## begin Records provided
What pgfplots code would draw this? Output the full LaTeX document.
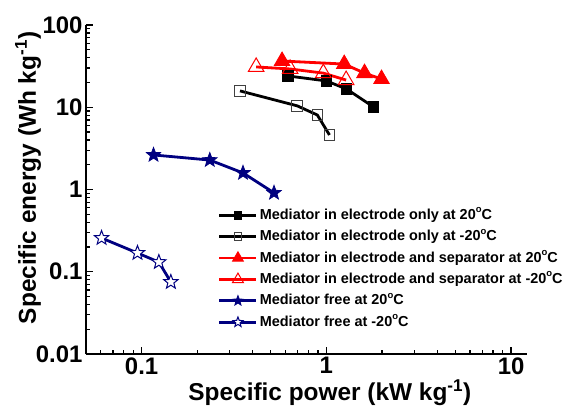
\documentclass[border=0pt]{standalone}
\usepackage{fontspec}
\setmainfont{Liberation Sans}
\usepackage{pgfplots}
\pgfplotsset{compat=1.18}
\definecolor{navy}{RGB}{0,0,128}

% five-pointed star outline, filled and stroked
\pgfdeclareplotmark{fstar}{%
  \pgfpathmoveto{\pgfqpointpolar{90}{\pgfplotmarksize}}%
  \pgfpathlineto{\pgfqpointpolar{126}{0.42\pgfplotmarksize}}%
  \pgfpathlineto{\pgfqpointpolar{162}{\pgfplotmarksize}}%
  \pgfpathlineto{\pgfqpointpolar{198}{0.42\pgfplotmarksize}}%
  \pgfpathlineto{\pgfqpointpolar{234}{\pgfplotmarksize}}%
  \pgfpathlineto{\pgfqpointpolar{270}{0.42\pgfplotmarksize}}%
  \pgfpathlineto{\pgfqpointpolar{306}{\pgfplotmarksize}}%
  \pgfpathlineto{\pgfqpointpolar{342}{0.42\pgfplotmarksize}}%
  \pgfpathlineto{\pgfqpointpolar{18}{\pgfplotmarksize}}%
  \pgfpathlineto{\pgfqpointpolar{54}{0.42\pgfplotmarksize}}%
  \pgfpathclose
  \pgfusepathqfillstroke
}

\newcommand{\dg}{\raisebox{0.85ex}{\fontsize{9.5}{10}\selectfont o}}

\begin{document}
\begin{tikzpicture}
\begin{axis}[
    scale only axis,
    width=441bp, height=329bp,
    xmode=log, ymode=log,
    xmin=0.05, xmax=12.2,
    ymin=0.01, ymax=100,
    axis lines=left,
    axis line style={-, line width=1.8bp},
    tick align=inside,
    major tick length=7bp,
    minor tick length=4bp,
    tick style={black, line width=1.3bp},
    log ticks with fixed point,
    /pgf/number format/assume math mode=true,
    ticklabel style={font=\bfseries\fontsize{24}{27}\selectfont},
    label style={font=\bfseries\fontsize{24.5}{28}\selectfont},
    xlabel={Specific power (kW kg\textsuperscript{-1})},
    ylabel={Specific energy (Wh kg\textsuperscript{-1})},
    xlabel style={at={(axis description cs:0.553,-0.1185)}, anchor=center},
    ylabel style={at={(axis description cs:-0.1315,0.535)}, anchor=center},
    legend cell align=left,
    legend style={
        at={(axis description cs:0.299,0.455)}, anchor=north west,
        draw=none, fill=none, inner sep=0pt, row sep=0pt,
        font=\bfseries\fontsize{14.5}{17}\selectfont,
        nodes={text height=11bp, text depth=3bp, inner ysep=3.7bp, inner xsep=2bp},
    },
    legend image code/.code={
        \draw[mark repeat=2, mark phase=2, #1, every mark/.append style={scale=0.7}]
            plot coordinates {(0bp,0bp) (18.5bp,0bp) (37bp,0bp)};
    },
]

% mediator in electrode only, 20 C
\addplot[black, line width=2.8bp, mark=square*, mark size=5.3bp,
    mark options={solid, fill=black, line width=0.8bp}]
    coordinates {(0.621,24.0) (1.0,20.9) (1.284,16.7) (1.80,10.1)};

% mediator in electrode only, -20 C
\addplot[black, line width=2.8bp, mark=square, mark size=5.3bp,
    mark options={solid, fill=white, draw=black!75, line width=1bp}]
    coordinates {(0.341,15.8) (0.696,10.4) (0.894,8.05) (1.04,4.6)};

% electrode and separator, 20 C
\addplot[red, line width=2.8bp, mark=triangle*, mark size=9bp,
    mark options={solid, fill=red, line width=0.8bp}]
    coordinates {(0.576,36.5) (1.25,33.5) (1.61,26.0) (1.99,22.0)};

% electrode and separator, -20 C
\addplot[red, line width=2.8bp, mark=triangle, mark size=9bp,
    mark options={solid, fill=white, draw=red, line width=1bp}]
    coordinates {(0.417,30.9) (0.637,29.2) (0.963,26.0) (1.28,21.4)};

% mediator free, 20 C
\addplot[navy, line width=2.8bp, mark=fstar, mark size=7.5bp,
    mark options={solid, fill=navy, line width=0.8bp}]
    coordinates {(0.116,2.63) (0.234,2.28) (0.354,1.59) (0.521,0.91)};

% mediator free, -20 C
\addplot[navy, line width=2.8bp, mark=fstar, mark size=7.5bp,
    mark options={solid, fill=white, draw=navy, line width=1bp}]
    coordinates {(0.0607,0.257) (0.095,0.169) (0.124,0.131) (0.144,0.075)};

\legend{Mediator in electrode only at 20\dg C,
        Mediator in electrode only at -20\dg C,
        Mediator in electrode and separator at 20\dg C,
        Mediator in electrode and separator at -20\dg C,
        Mediator free at 20\dg C,
        Mediator free at -20\dg C}

\coordinate (o) at (rel axis cs:0,0);
\end{axis}
\pgfresetboundingbox
\path (o) ++(-86bp,-52bp) rectangle ++(569bp,406bp);
\end{tikzpicture}
\end{document}
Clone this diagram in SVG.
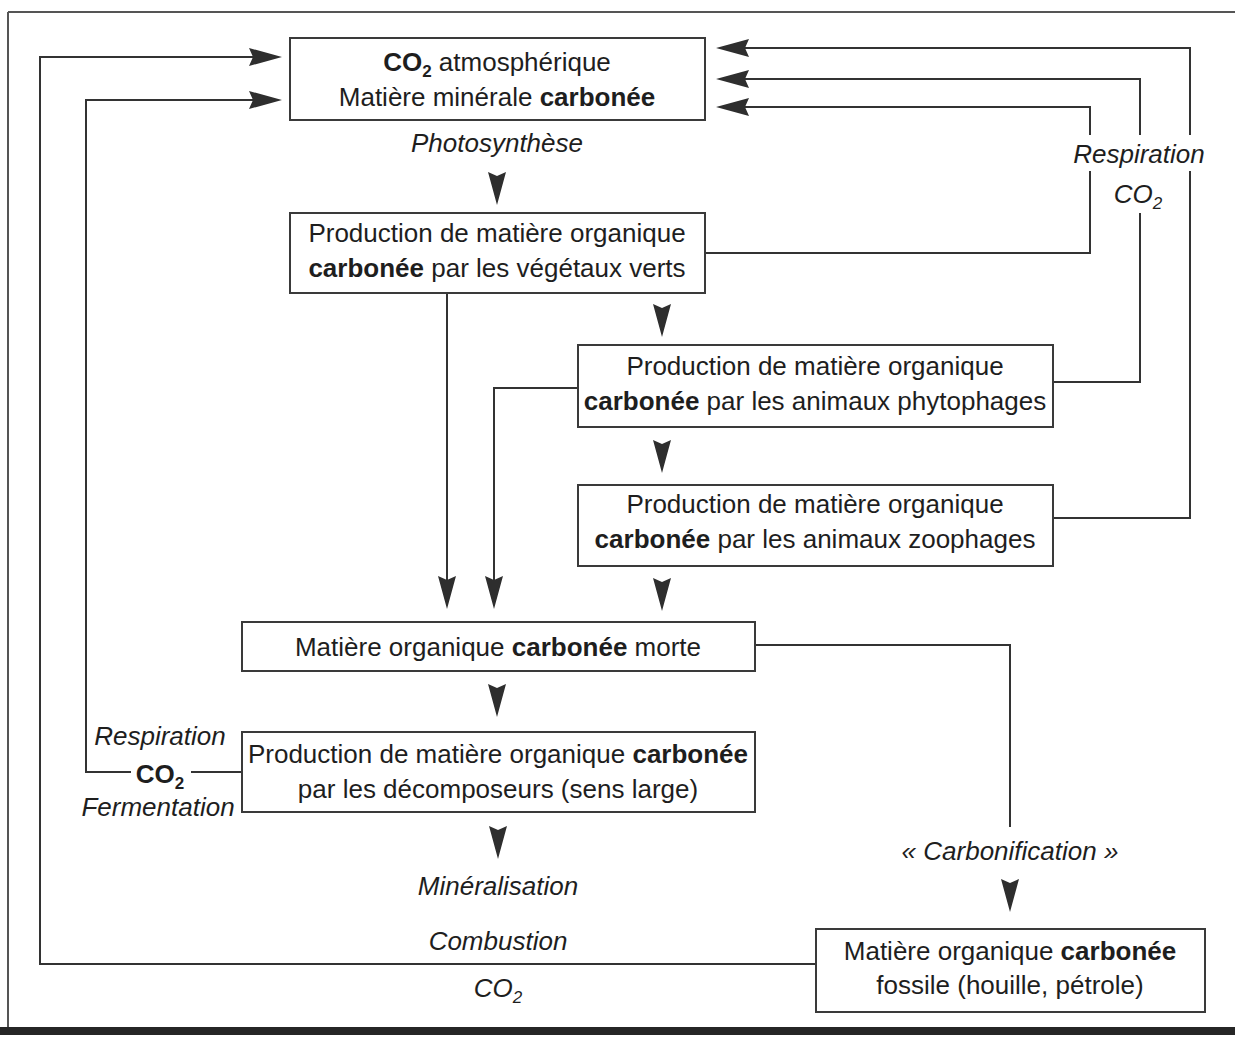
## end Records provided
## Directions
Transcribe each line above verbatim, with the pictures left out.

## Worked answer
What pgfplots code would draw this? Output the full LaTeX document.
\documentclass[border=0pt]{standalone}
\usepackage{fontspec}
\setmainfont{Liberation Sans}
\usepackage{pgfplots}
\pgfplotsset{compat=1.18}
\definecolor{navy}{RGB}{0,0,128}

% five-pointed star outline, filled and stroked
\pgfdeclareplotmark{fstar}{%
  \pgfpathmoveto{\pgfqpointpolar{90}{\pgfplotmarksize}}%
  \pgfpathlineto{\pgfqpointpolar{126}{0.42\pgfplotmarksize}}%
  \pgfpathlineto{\pgfqpointpolar{162}{\pgfplotmarksize}}%
  \pgfpathlineto{\pgfqpointpolar{198}{0.42\pgfplotmarksize}}%
  \pgfpathlineto{\pgfqpointpolar{234}{\pgfplotmarksize}}%
  \pgfpathlineto{\pgfqpointpolar{270}{0.42\pgfplotmarksize}}%
  \pgfpathlineto{\pgfqpointpolar{306}{\pgfplotmarksize}}%
  \pgfpathlineto{\pgfqpointpolar{342}{0.42\pgfplotmarksize}}%
  \pgfpathlineto{\pgfqpointpolar{18}{\pgfplotmarksize}}%
  \pgfpathlineto{\pgfqpointpolar{54}{0.42\pgfplotmarksize}}%
  \pgfpathclose
  \pgfusepathqfillstroke
}

\newcommand{\dg}{\raisebox{0.85ex}{\fontsize{9.5}{10}\selectfont o}}

\begin{document}
\begin{tikzpicture}
\begin{axis}[
    scale only axis,
    width=441bp, height=329bp,
    xmode=log, ymode=log,
    xmin=0.05, xmax=12.2,
    ymin=0.01, ymax=100,
    axis lines=left,
    axis line style={-, line width=1.8bp},
    tick align=inside,
    major tick length=7bp,
    minor tick length=4bp,
    tick style={black, line width=1.3bp},
    log ticks with fixed point,
    /pgf/number format/assume math mode=true,
    ticklabel style={font=\bfseries\fontsize{24}{27}\selectfont},
    label style={font=\bfseries\fontsize{24.5}{28}\selectfont},
    xlabel={Specific power (kW kg\textsuperscript{-1})},
    ylabel={Specific energy (Wh kg\textsuperscript{-1})},
    xlabel style={at={(axis description cs:0.553,-0.1185)}, anchor=center},
    ylabel style={at={(axis description cs:-0.1315,0.535)}, anchor=center},
    legend cell align=left,
    legend style={
        at={(axis description cs:0.299,0.455)}, anchor=north west,
        draw=none, fill=none, inner sep=0pt, row sep=0pt,
        font=\bfseries\fontsize{14.5}{17}\selectfont,
        nodes={text height=11bp, text depth=3bp, inner ysep=3.7bp, inner xsep=2bp},
    },
    legend image code/.code={
        \draw[mark repeat=2, mark phase=2, #1, every mark/.append style={scale=0.7}]
            plot coordinates {(0bp,0bp) (18.5bp,0bp) (37bp,0bp)};
    },
]

% mediator in electrode only, 20 C
\addplot[black, line width=2.8bp, mark=square*, mark size=5.3bp,
    mark options={solid, fill=black, line width=0.8bp}]
    coordinates {(0.621,24.0) (1.0,20.9) (1.284,16.7) (1.80,10.1)};

% mediator in electrode only, -20 C
\addplot[black, line width=2.8bp, mark=square, mark size=5.3bp,
    mark options={solid, fill=white, draw=black!75, line width=1bp}]
    coordinates {(0.341,15.8) (0.696,10.4) (0.894,8.05) (1.04,4.6)};

% electrode and separator, 20 C
\addplot[red, line width=2.8bp, mark=triangle*, mark size=9bp,
    mark options={solid, fill=red, line width=0.8bp}]
    coordinates {(0.576,36.5) (1.25,33.5) (1.61,26.0) (1.99,22.0)};

% electrode and separator, -20 C
\addplot[red, line width=2.8bp, mark=triangle, mark size=9bp,
    mark options={solid, fill=white, draw=red, line width=1bp}]
    coordinates {(0.417,30.9) (0.637,29.2) (0.963,26.0) (1.28,21.4)};

% mediator free, 20 C
\addplot[navy, line width=2.8bp, mark=fstar, mark size=7.5bp,
    mark options={solid, fill=navy, line width=0.8bp}]
    coordinates {(0.116,2.63) (0.234,2.28) (0.354,1.59) (0.521,0.91)};

% mediator free, -20 C
\addplot[navy, line width=2.8bp, mark=fstar, mark size=7.5bp,
    mark options={solid, fill=white, draw=navy, line width=1bp}]
    coordinates {(0.0607,0.257) (0.095,0.169) (0.124,0.131) (0.144,0.075)};

\legend{Mediator in electrode only at 20\dg C,
        Mediator in electrode only at -20\dg C,
        Mediator in electrode and separator at 20\dg C,
        Mediator in electrode and separator at -20\dg C,
        Mediator free at 20\dg C,
        Mediator free at -20\dg C}

\coordinate (o) at (rel axis cs:0,0);
\end{axis}
\pgfresetboundingbox
\path (o) ++(-86bp,-52bp) rectangle ++(569bp,406bp);
\end{tikzpicture}
\end{document}
Clone this diagram in SVG.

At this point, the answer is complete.